For example, consider NFL football data. Focusing on large football game data sets is usually not helpful and often misleading creating little, if any, value and not likely to improve decision-making. While you can find patterns and correlations in large data sets (may provide some limited value) you will not understand why certain things appear to happen. Understanding "why" and "causality" is of high value and helps make better decisions for the future.
Narrowing the focus on a single data set (e.g., turnover takeaway/giveaway ratio, passing completion percentage, touchdown to interception ratio, average yards per pass, dropped passes, red zone scoring percentage, total points scored and yielded...etc.) can create improved meaning and understanding. Yet considering only single data points can also create illusions and still not answer the question "why" a certain thing is happening.

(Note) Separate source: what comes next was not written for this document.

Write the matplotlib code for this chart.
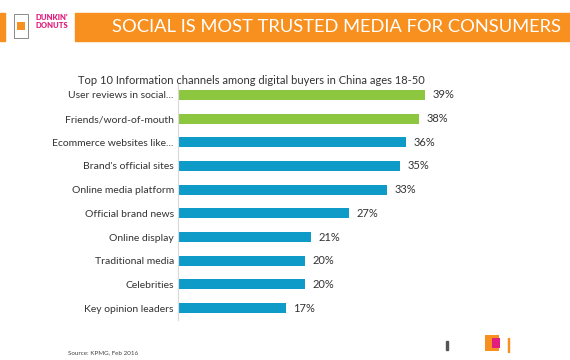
import matplotlib.pyplot as plt
from matplotlib.patches import Rectangle

categories = ["User reviews in social...", "Friends/word-of-mouth", "Ecommerce websites like...",
              "Brand's official sites", "Online media platform", "Official brand news",
              "Online display", "Traditional media", "Celebrities", "Key opinion leaders"]
values = [39, 38, 36, 35, 33, 27, 21, 20, 20, 17]
bar_colors = ["#8DC63F", "#8DC63F"] + ["#0E9BC8"] * 8

plt.rcParams['font.family'] = ['Lato', 'DejaVu Sans']

W, H = 570, 360
fig = plt.figure(figsize=(W / 100, H / 100), dpi=100)


def px(x, y):
    # pixel (from top-left) to figure coords
    return x / W, 1 - y / H


# header banner
fig.patches.append(Rectangle(px(75, 41), 495 / W, 28 / H, transform=fig.transFigure,
                             color="#F7901E", zorder=0))
fig.patches.append(Rectangle(px(0, 41), 5 / W, 28 / H, transform=fig.transFigure,
                             color="#F7901E", zorder=0))
fig.text(*px(337, 27), "SOCIAL IS MOST TRUSTED MEDIA FOR CONSUMERS", color="white",
         fontsize=13.2, ha="center", va="center")
# logo
fig.text(*px(52, 17), "DUNKIN'", color="#E21F7F", fontsize=5.5, fontweight="heavy",
         ha="center", va="center")
fig.text(*px(52, 25), "DONUTS", color="#E21F7F", fontsize=5.5, fontweight="heavy",
         ha="center", va="center")
fig.patches.append(Rectangle(px(14, 38), 14 / W, 24 / H, transform=fig.transFigure,
                             facecolor="white", edgecolor="#777777", lw=0.6))
fig.patches.append(Rectangle(px(17, 30), 8 / W, 8 / H, transform=fig.transFigure,
                             facecolor="#F7901E", edgecolor="none"))

fig.text(*px(78, 80), "Top 10 Information channels among digital buyers in China ages 18-50",
         color="#333333", fontsize=8, ha="left", va="center")

ax = fig.add_axes([178 / W, 1 - 320 / H, 300 / W, 237 / H])
y = range(len(categories))
ax.barh(y, values, height=0.42, color=bar_colors)
for i, v in enumerate(values):
    ax.text(v + 1.2, i, f"{v}%", va="center", ha="left", fontsize=8, color="#333333")
ax.set_ylim(9.5, -0.5)
ax.set_xlim(0, 300 / 6.33)
ax.set_yticks(list(y))
ax.set_yticklabels(categories, fontsize=7.5, color="#333333")
ax.tick_params(axis="y", length=0, pad=3)
ax.set_xticks([])
for s in ["top", "right", "bottom"]:
    ax.spines[s].set_visible(False)
ax.spines["left"].set_color("#D9D9D9")
ax.spines["left"].set_linestyle((0, (1, 1)))
ax.spines["left"].set_linewidth(0.8)

fig.text(*px(68, 353), "Source: KPMG, Feb 2016", color="#444444", fontsize=4.5,
         ha="left", va="center")
fig.patches.append(Rectangle(px(446, 350), 2 / W, 9 / H, transform=fig.transFigure,
                             color="#555555"))
fig.patches.append(Rectangle(px(485, 351), 14 / W, 16 / H, transform=fig.transFigure,
                             facecolor="#F7901E", edgecolor="none"))
fig.patches.append(Rectangle(px(492, 348), 8 / W, 10 / H, transform=fig.transFigure,
                             facecolor="#E21F7F", edgecolor="none"))
fig.patches.append(Rectangle(px(508, 352), 1 / W, 14 / H, transform=fig.transFigure,
                             color="#F7901E"))

fig.savefig("out.png", dpi=100)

Focusing on a diversity of data points can lead to even greater understanding and meaning and often prevent an illusion of reality (single data points are often incomplete and do not tell the entire story).
Consider, for example, your quarterback is completing a low percentage of passes over a number of games. The goal is to improve the percentage of passes completed. In order to improve quarterback play you need to know why or what are the possible causes of the low pass completion percentage. Here, the potential causes are numerous (e.g., injury, receivers dropping good passes, bad offensive line play leading to time pressure, inability to read defensive coverage's, poor throwing mechanics....etc.). Failure to understand "why" likely leads to wrong or sub-optimal decisions.
Causality matters in attempting to remedy. If the receivers are dropping well placed passes then implementing specific solutions is appropriate. If the quarterback fails to read the defense correctly another remedy makes sense. If offensive line play is poor - disrupting timing - another fix should be attempted. Perhaps there are a number of causes working in concert leading to another strategic solution.
Simply looking at big data (e.g., total offensive or defensive yards) will not provide the right information - and only focusing on the single data point of pass completion percentage will not provide the valuable intelligence to help reach the goal of improving pass completion percentage. Only integrating and analyzing a variety of smaller smart data points will provide the actionable knowledge to make the best possible decisions.
The goal of data science is to consider multiple scenarios, create meaning from data and provide decision-makers with high value information to make the best possible decisions. Data diversity and integration trumps big data to create valuable, actionable intelligence to make better decisions.